The shuttered stores cater to foreigners and accept only
convertible pesos, a currency worth 24 times the regular peso,
which most Cubans are paid in. However, some islanders get
convertible pesos through remittances from relatives in the United
States, or from jobs in tourism or with foreign firms, and frequent
the upscale stores seeking toilet paper, ground beef, cooking oil
and other products unavailable in local groceries.

Customers knocked on the door of one closed store Monday to
demand an explanation.

"It's a lack of respect for the consumer," said Alina Marquez,
a 66-year-old retiree who came because, "I ran out of laundry
detergent and was also looking for a little chicken to eat."

TRD Caribe commercial director Maria Eloisa Cabrera said Monday
that the inventory took longer than expected, and added that she
doesn't yet know when the stores will reopen.

"We are taking organizational steps, and there were
incompatibility issues with our computer systems," Cabrera said.

She said when stores open again, "they are going to keep
selling everything Cubalse had.
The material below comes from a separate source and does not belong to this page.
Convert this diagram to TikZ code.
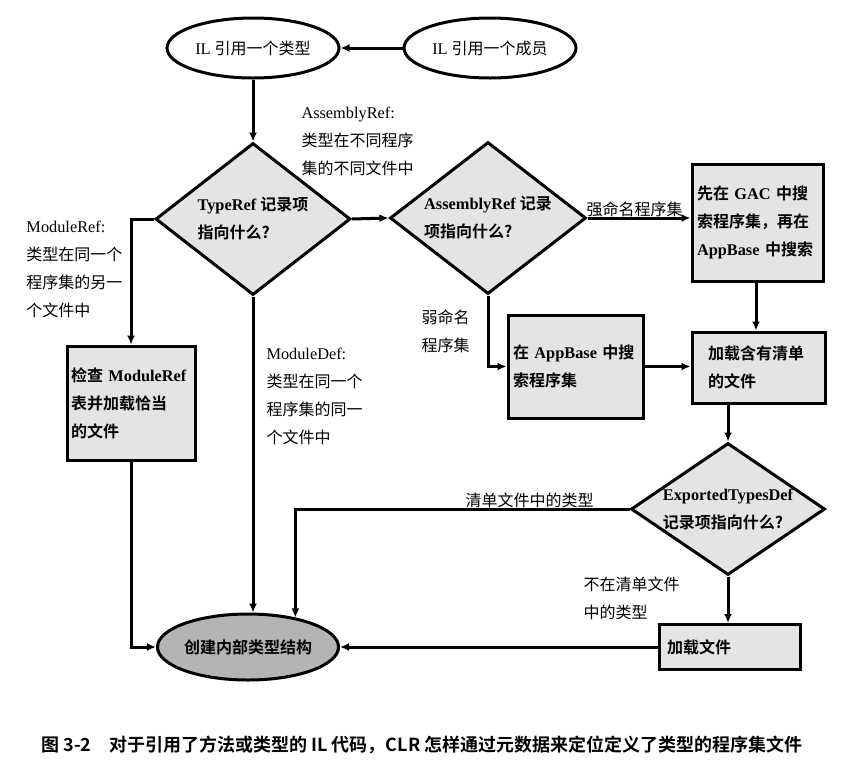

Nothing is going to change."

But the closings have raised fears of less merchandise and
higher prices.

In recent weeks, grocery vendors complained they had not
received shipments of everything from laundry detergent to dog food
since the government dissolved Cubalse in June and canceled its
contracts with international exporters.

Some stores that weren't controlled by Cubalse, such as Palco
Supermarket on the capital's outskirts, are open but have been
mobbed by crowds of customers who snapped up much of the available
inventory.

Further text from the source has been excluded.